Paul Breitner, colui che non si sentiva tedesco ma rese grande la Germania

Segnare nella finale di un Mondiale è un privilegio concesso a pochi, ma farlo in due è merce raririssima. Ci sono riusciti solo Pelé, a segno nel 1958 e nel 1970, Vavà, nel 1958 e nel 1962, Zidane, nel 1998 e nel 2006 e un tedesco che giocava in mediana o come terzino, ma in grado di spingere e attaccare come pochi. Il suo nome è Paul Breitner, un autentico ribelle e leggenda della Germania Ovest.
In un’epoca in cui si andava verso il cambiamento Breitner fu uno dei massimi esponenti e una figura importante non solo in campo. Venne soprannominato “Der Afro” a causa della sua capigliatura folta con ricci e una barba non propriamente curata. Fin da subito iniziò a giocare nel Bayern Monaco e per lui fu decisiva la promozione in prima squadra dell’allenatore Lattek. Il tedesco di origine polacco portò in prima squadra Breitner e Hoeness e modificò il ruolo del mediano bavarese. Paul venne quindi spostato prima nel ruolo di libero, anche se allora in quel ruolo c’era un certo Franz Beckenbauer, e poi divenne il primo terzino sinistro fluidificante della Germania. L’intuizione fu di quelle vincenti e vennero costruite le basi per quello che sarà un Bayern dominante che andrà vincere tre Coppe dei Campioni consecutive.
Dopo solo un anno dal debutto in prima squadra Helmut Schön lo portò già nell’ambito nazionale e nel 1972 fu tra i protagonisti della vittoria dell’Europeo in Belgio contro l’Unione Sovietica, ma il meglio arriverà due anni dopo. La Germania Ovest era l’organizzatrice del Mondiale e partì tra le favorite, anche se l’Olanda di Johann Cruijff sembrò la più forte. Nella finale dell’Olympiastadion di Monaco di Baviera si affrontarono proprio i padroni di casa e gli Orange e dopo un inizio schock con Neeskens che segnò l’1-0 dopo nemmeno due minuti a suonare la carica fu proprio Der Afro. Anche per la Germania Ovest venne fischiato un rigore, ma nessuno voleva andare a calciarlo. La paura di sbagliare in una finale davanti al proprio pubblico era tanta e alla fine a prendere la palla e a posizionarla sul dischetto fu Paul Breitner. Il suo destro lasciò di sasso Jongbloed e fu lo slancio verso il trionfo finale.
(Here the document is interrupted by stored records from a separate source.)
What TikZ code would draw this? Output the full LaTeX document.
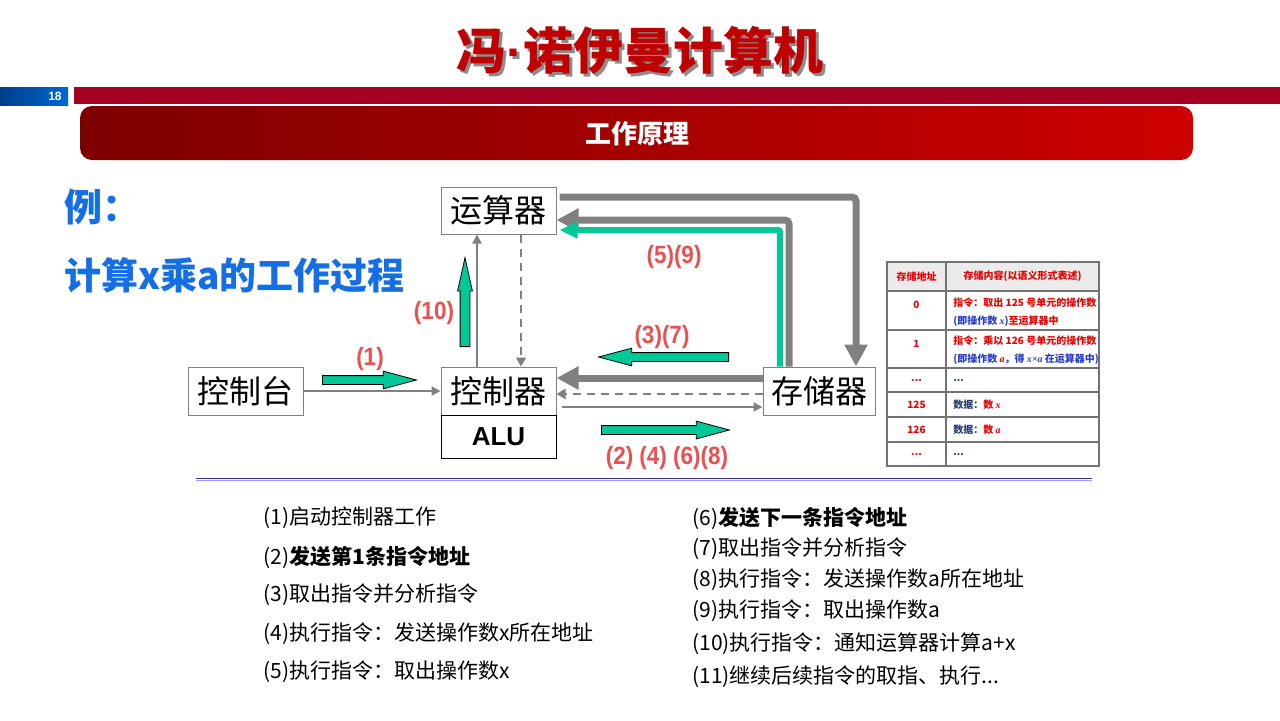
\documentclass[tikz,border=0pt]{standalone}
\usepackage{fontspec}
\setmainfont{Noto Sans CJK SC}
\newfontfamily\labelfont[FakeStretch=0.9]{Liberation Sans}
\newfontfamily\arialfont{Liberation Sans}
\newfontfamily\varfont{Liberation Serif}
\usetikzlibrary{arrows.meta, positioning, shapes.arrows, calc}

\definecolor{titlered}{RGB}{192,0,0}
\definecolor{barred}{RGB}{165,0,33}
\definecolor{boxdark}{RGB}{125,0,0}
\definecolor{boxbright}{RGB}{206,0,0}
\definecolor{pageblue}{RGB}{20,110,230}
\definecolor{numblueA}{RGB}{0,62,140}
\definecolor{numblueB}{RGB}{0,104,210}
\definecolor{flowgreen}{RGB}{0,200,150}
\definecolor{flowgray}{RGB}{128,128,128}
\definecolor{steplabel}{RGB}{235,80,80}
\definecolor{tabred}{RGB}{230,0,0}
\definecolor{tabblue}{RGB}{40,60,200}
\definecolor{tabnavy}{RGB}{40,60,110}
\definecolor{rulelight}{RGB}{153,153,255}
\definecolor{ruledark}{RGB}{51,51,153}

\begin{document}
\begin{tikzpicture}[x=0.5pt, y=-0.5pt,
  unit/.style={rectangle, draw=flowgray, line width=0.5pt, fill=white,
               minimum width=57.5pt, minimum height=24pt, inner sep=0pt,
               font=\fontsize{16}{18}\selectfont},
  greenarrow/.style={single arrow, draw=black, line width=0.4pt, fill=flowgreen,
                     inner xsep=0pt, inner ysep=2pt, single arrow head extend=2.25pt,
                     single arrow tip angle=30, anchor=tail},
  steplabel/.style={font=\labelfont\bfseries\fontsize{12.5}{14}\selectfont,
                    text=steplabel, inner sep=0pt},
  thinflow/.style={draw=flowgray, line width=1pt, -{Triangle[length=4.5pt,width=4.5pt]}},
  dashflow/.style={draw=flowgray, line width=1.4pt, dash pattern=on 4pt off 3pt,
                   -{Triangle[length=4.5pt,width=5pt]}},
  bigflow/.style={draw=flowgray, line width=3.5pt, rounded corners=2pt,
                  -{Triangle[length=11pt,width=11pt]}},
  greenflow/.style={draw=flowgreen, line width=3pt, rounded corners=1pt,
                    -{Triangle[length=9pt,width=8pt]}},
  tabtext/.style={font=\fontsize{5}{6}\selectfont\bfseries, inner sep=0pt},
  listtext/.style={font=\fontsize{10.5}{12}\selectfont, anchor=west, inner sep=0pt}
]
\useasboundingbox (0,0) rectangle (1280,720);

% slide header
\node[text=black!45, font=\bfseries\fontsize{25}{28}\selectfont] (titleShadow) at (643,53) {冯{\arialfont\bfseries ·}诺伊曼计算机};
\node[text=titlered, font=\bfseries\fontsize{25}{28}\selectfont] (title) at (640,50) {冯{\arialfont\bfseries ·}诺伊曼计算机};
\shade[left color=numblueA, right color=numblueB] (0,87) rectangle (68,105);
\node[text=white, anchor=east, inner sep=0pt, font=\arialfont\bfseries\fontsize{6}{7}\selectfont] (pageNo) at (62,96) {18};
\fill[barred] (74,87) rectangle (1280,104);
\shade[rounded corners=6pt, left color=boxdark, right color=boxbright] (80,106) rectangle (1193,160);
\node[text=white, font=\bfseries\fontsize{13}{15}\selectfont] (section) at (637,134) {工作原理};

\node[text=pageblue, anchor=west, inner sep=0pt, font=\bfseries\fontsize{19}{21}\selectfont] (example) at (64,207) {例：};
\node[text=pageblue, anchor=west, inner sep=0pt, font=\bfseries\fontsize{18.5}{21}\selectfont] (task) at (64,275) {计算x乘a的工作过程};

% units
\node[unit, minimum height=23.5pt] (calc) at (498.5,210.5) {运算器};
\node[unit] (console) at (245.5,391) {控制台};
\node[unit] (ctrl) at (498.5,391) {控制器};
\node[unit, draw=black, minimum height=21.5pt, font=\arialfont\bfseries\fontsize{13}{15}\selectfont] (alu) at (498.5,436.5) {ALU};
\node[unit, minimum width=56pt] (mem) at (819,391) {存储器};

% data and control paths
\draw[thinflow] (console) -- (ctrl);
\draw[thinflow] ([xshift=-10.75pt]ctrl.north) -- ([xshift=-10.75pt]calc.south);
\draw[dashflow, line width=1pt] ([xshift=11.25pt]calc.south) -- ([xshift=11.25pt]ctrl.north);
\draw[bigflow] ([xshift=1.5pt, yshift=6.75pt]calc.east) -| ([xshift=18.5pt]mem.north);
\draw[bigflow] ([xshift=-15pt]mem.north) |- ([yshift=-4.75pt]calc.east);
\draw[greenflow] ([xshift=-19.5pt]mem.north) |- ([xshift=1.5pt, yshift=-9.75pt]calc.east);
\draw[bigflow] ([yshift=6.5pt]mem.west) -- ([yshift=6.5pt]ctrl.east);
\draw[dashflow] ([yshift=-1.5pt]mem.west) -- ([yshift=-1.5pt]ctrl.east);
\draw[thinflow] ([xshift=2.5pt, yshift=-8pt]ctrl.east) -- ([yshift=-8pt]mem.west);

% step arrows
\node[greenarrow, minimum height=47pt] (stepA) at (322,380) {};
\node[greenarrow, minimum height=65pt, rotate=180] (stepB) at (729,357) {};
\node[greenarrow, minimum height=64pt] (stepC) at (601,430) {};
\node[greenarrow, minimum height=44.5pt, inner ysep=2.25pt, single arrow head extend=1.25pt,
      single arrow tip angle=25, rotate=90] (stepD) at (465,347) {};

\node[steplabel] (lblA) at (370,359) {(1)};
\node[steplabel] (lblD) at (434,313) {(10)};
\node[steplabel] (lblB) at (662,337) {(3)(7)};
\node[steplabel] (lblE) at (674,257) {(5)(9)};
\node[steplabel] (lblC) at (667,458) {(2) (4) (6)(8)};

% memory table
\fill[black!8] (887,262) rectangle (1099,291);
\draw[black!55, line width=0.6pt] (887,262) rectangle (1099,466);
\draw[black!55, line width=0.6pt] (946,262) -- (946,466);
\foreach \y in {291,330,368,392,417,442}{
  \draw[black!55, line width=0.6pt] (887,\y) -- (1099,\y);
}
\node[tabtext, text=tabred] (hAddr) at (916.5,276.5) {存储地址};
\node[tabtext, text=tabred] (hCont) at (1022.5,276.5) {存储内容(以语义形式表述)};
\node[tabtext, text=tabred] (a0) at (916.5,305) {0};
\node[tabtext, text=tabred, anchor=west] (c0a) at (953,303) {指令：取出 125 号单元的操作数};
\node[tabtext, anchor=west] (c0b) at (953,321) {\textcolor{tabblue}{(即操作数 {\varfont\itshape x})}\textcolor{tabred}{至运算器中}};
\node[tabtext, text=tabred] (a1) at (916.5,344) {1};
\node[tabtext, text=tabred, anchor=west] (c1a) at (953,341) {指令：乘以 126 号单元的操作数};
\node[tabtext, text=tabblue, anchor=west] (c1b) at (953,359) {(即操作数 \textcolor{tabred}{\varfont\itshape a}，得 {\varfont\itshape x×a} 在运算器中)};
\node[tabtext, text=tabred] (a2) at (916.5,381) {...};
\node[tabtext, text=tabnavy, anchor=west] (c2) at (953,381) {...};
\node[tabtext, text=tabred] (a3) at (916.5,405) {125};
\node[tabtext, anchor=west] (c3) at (953,405) {\textcolor{tabnavy}{数据：}\textcolor{tabred}{数 {\varfont\itshape x}}};
\node[tabtext, text=tabred] (a4) at (916.5,430) {126};
\node[tabtext, anchor=west] (c4) at (953,430) {\textcolor{tabnavy}{数据：}\textcolor{tabred}{数 {\varfont\itshape a}}};
\node[tabtext, text=tabred] (a5) at (916.5,455) {...};
\node[tabtext, text=tabnavy, anchor=west] (c5) at (953,455) {...};

% separator rule
\draw[ruledark, line width=0.9pt] (196,478.5) -- (1092,478.5);
\draw[rulelight, line width=0.9pt] (196,480.5) -- (1092,480.5);

% step list
\foreach \n/\y/\txt in {1/518/{(1)启动控制器工作},
                        2/557/{(2)\textbf{发送第1条指令地址}},
                        3/595/{(3)取出指令并分析指令},
                        4/634/{(4)执行指令：发送操作数x所在地址},
                        5/672/{(5)执行指令：取出操作数x}}{
  \node[listtext] (step\n) at (263,\y) {\txt};
}
\foreach \n/\y/\txt in {6/518/{(6)\textbf{发送下一条指令地址}},
                        7/549/{(7)取出指令并分析指令},
                        8/580/{(8)执行指令：发送操作数a所在地址},
                        9/611/{(9)执行指令：取出操作数a},
                        10/644/{(10)执行指令：通知运算器计算a+x},
                        11/677/{(11)继续后续指令的取指、执行...}}{
  \node[listtext] (step\n) at (692,\y) {\txt};
}

\end{tikzpicture}
\end{document}
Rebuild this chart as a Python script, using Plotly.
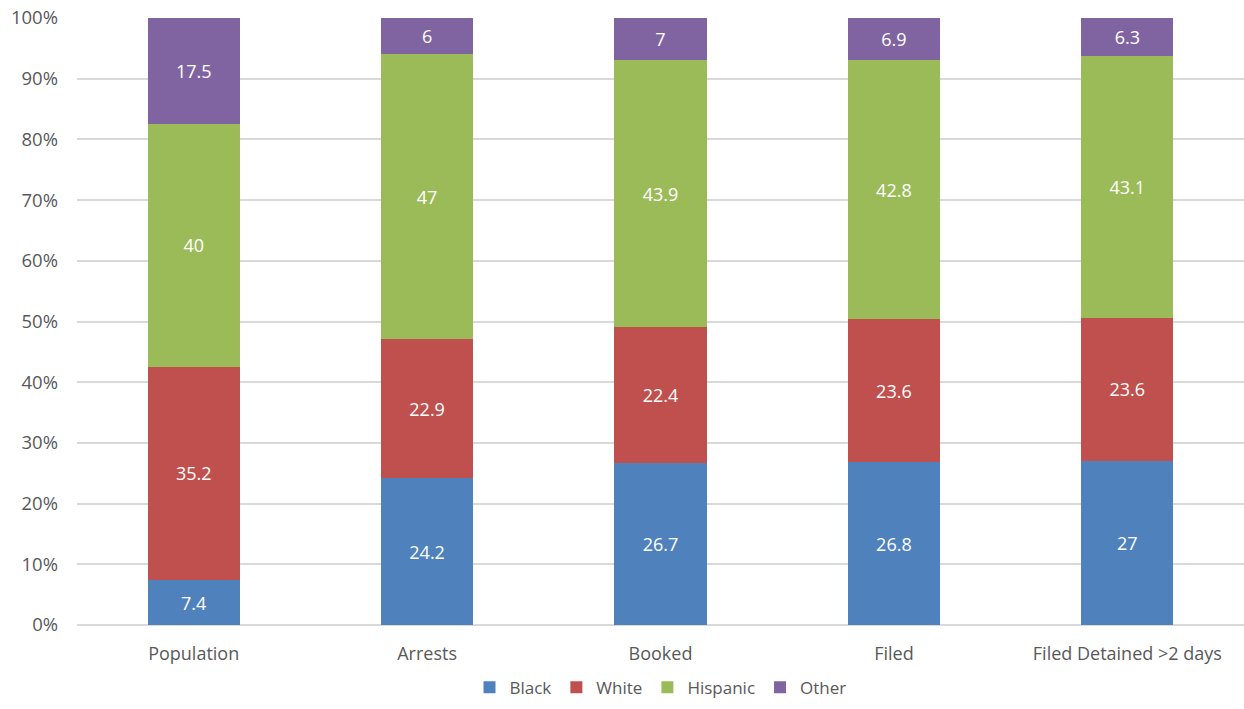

Dopo il successo mondiale però decise di andarsene dalla Germania e per tre anni vestì la camiseta blanca del Real Madrid. Qui però fece alcune dichiarazioni spiacevoli e che lo allontarono per sei anni dalla nazionale. Breitner, da sempre comunista convinto, dichiarò di non sentirsi tedesco ma bensì cittadino libero, e così prima Schön e poi Derwall lo accontentarono non chiamandolo più per la Germania Ovest. Dopo il disastroso Mondiale del 1978 e il suo ritorno al Bayern, dopo una brevissima parentesi nel piccolo Eintracht Braunschweig, si iniziò a parlare di un suo possibile ritorno. Intanto l’esperienza spagnola lo aveva ancora migliorato e il ruolo di terzino sinistro era diventato troppo limitante per il suo talento e venne così riportato a centrocampo con la libertà di attaccare. Nel nuovo Bayern diventò determinante formando con Rummenigge un duo fantastico che venne ribattezzato “Breitnigge“. Il 29 aprile 1981, dopo una stagione pazzesca che lo porterà a essere nominato miglior giocatore della Bundesliga e vice pallone d’oro, tornò in nazionale in un amichevole contro l’Austria e nel 1982 andò al Mondiale di Spagna.
La Germania Ovest arrivò ancora in finale ma questa volta arrivò una netta sconfitta contro l’Italia ma negli ultimi minuti, sul 3-0 per gli Azzurri, Breitner accorciò le distanze con un destro che sorprese Zoff entrando così nella leggenda con il secondo gol in due finali diverse. Der Afro non ricorderà mai questo record affermando di aver cancellato la finale di Madrid in quanto sconfitto.

Si ritirerà abbastanza giovane, a 32 anni nel 1983, forse troppo presto, ma lasciando a tutti il ricordo di un grandissimo campione simbolo degli anni ’70. Negli anni successivi diventerà commentatore per la televisione e dal 2007 entrò in pianta stabile nello staff del Bayern come osservatore.
Un vincente nato, uno che non avrebbe mai accettato la sconfitta o che sarebbe stato consolato da un buon piazzamento. Terzino, libero, mediano, trequartista, Paul Breitner fu un simbolo di quella Germania che andava a scontrarsi col calcio totale olandese e che alla fine ne uscì vincente.